Und jetzt warte ich mit einem ganz ketzerischen Ansinnen hier auf:

Ich bin dagegen, dass die Volljährigkeit vom Alter her definiert wird. Diese starre Regelung führt dazu, dass Jugendliche, die zu schnell gewachsen sind und deren geistige Entwicklung nicht Schritt gehalten hat, in ihr Verderben getrieben werden, indem man sie einer Verantwortung zuordnet, mit der sich viele der älteren Erwachsenen schwer tun (s.o.). Besser wäre es, Volljährigkeit „auf Antrag“ zu genehmigen, nach eingehendem Gespräch mit dem Betreffenden. Aber das ist vermutlich zu abwegig gedacht. Da käme auch gleich wieder die Bürokratie auf den Plan. Und – wo wären wir denn - wenn die von den Parteien so umworbenen, ganz plötzlich mit regelmäßiger Wiederkehr in Zeiten der Wahl so wertvoll gewordenen 18jährigen noch nicht wählen dürften, wo doch jede Stimme zählt?

Man sieht allerdings auch, was dabei heraus kommt – bei den Wahlen, meine ich.

So möchte ich zum Schluss die mir wichtigen Sätze noch einmal herausstreichen:

 

- Information – JA! Aber aufgeilende und zum Brusttrommeln verführende Presse – NEIN!

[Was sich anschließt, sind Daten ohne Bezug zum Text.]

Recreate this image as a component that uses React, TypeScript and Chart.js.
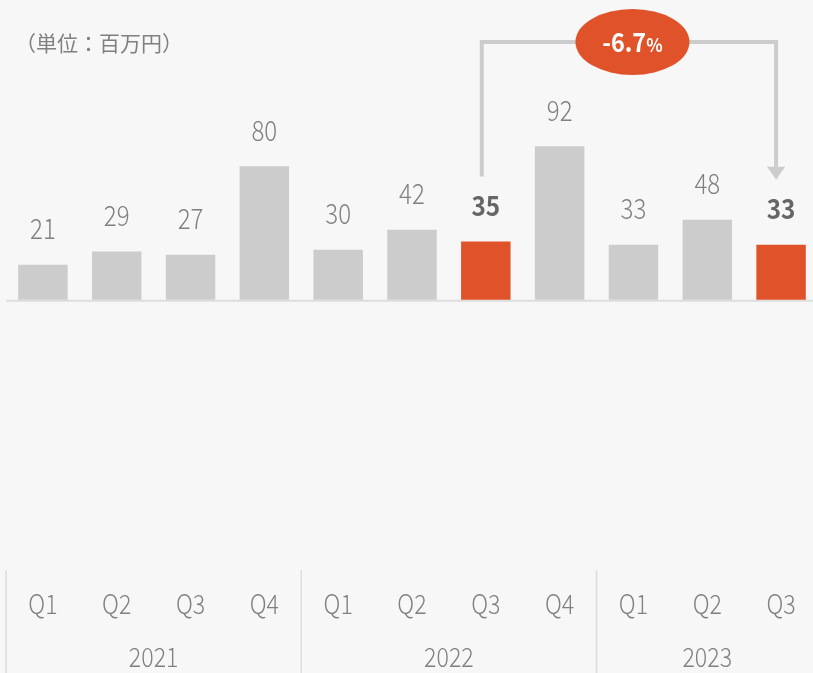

- Nach dem ersten Vorfall, der Anlass zur Sorge gibt, Verträge mit den Eltern schließen, die sie in die Verantwortlichkeit bindet, die ja ohnehin gegeben ist

- Kindern und Jugendlichen – am Ende allen miteinander Lebenden – eine Welt eröffnen, die ihnen Alternativen zu ihrem Hass ermöglicht

- den Fokus der Menschen wieder auf die lebendige Welt lenken

 

Wenn Sie, die Sie dies gelesen haben, ähnlicher Meinung sind, geben Sie sie gern weiter.

 

Vielen Dank für Ihre Aufmerksamkeit.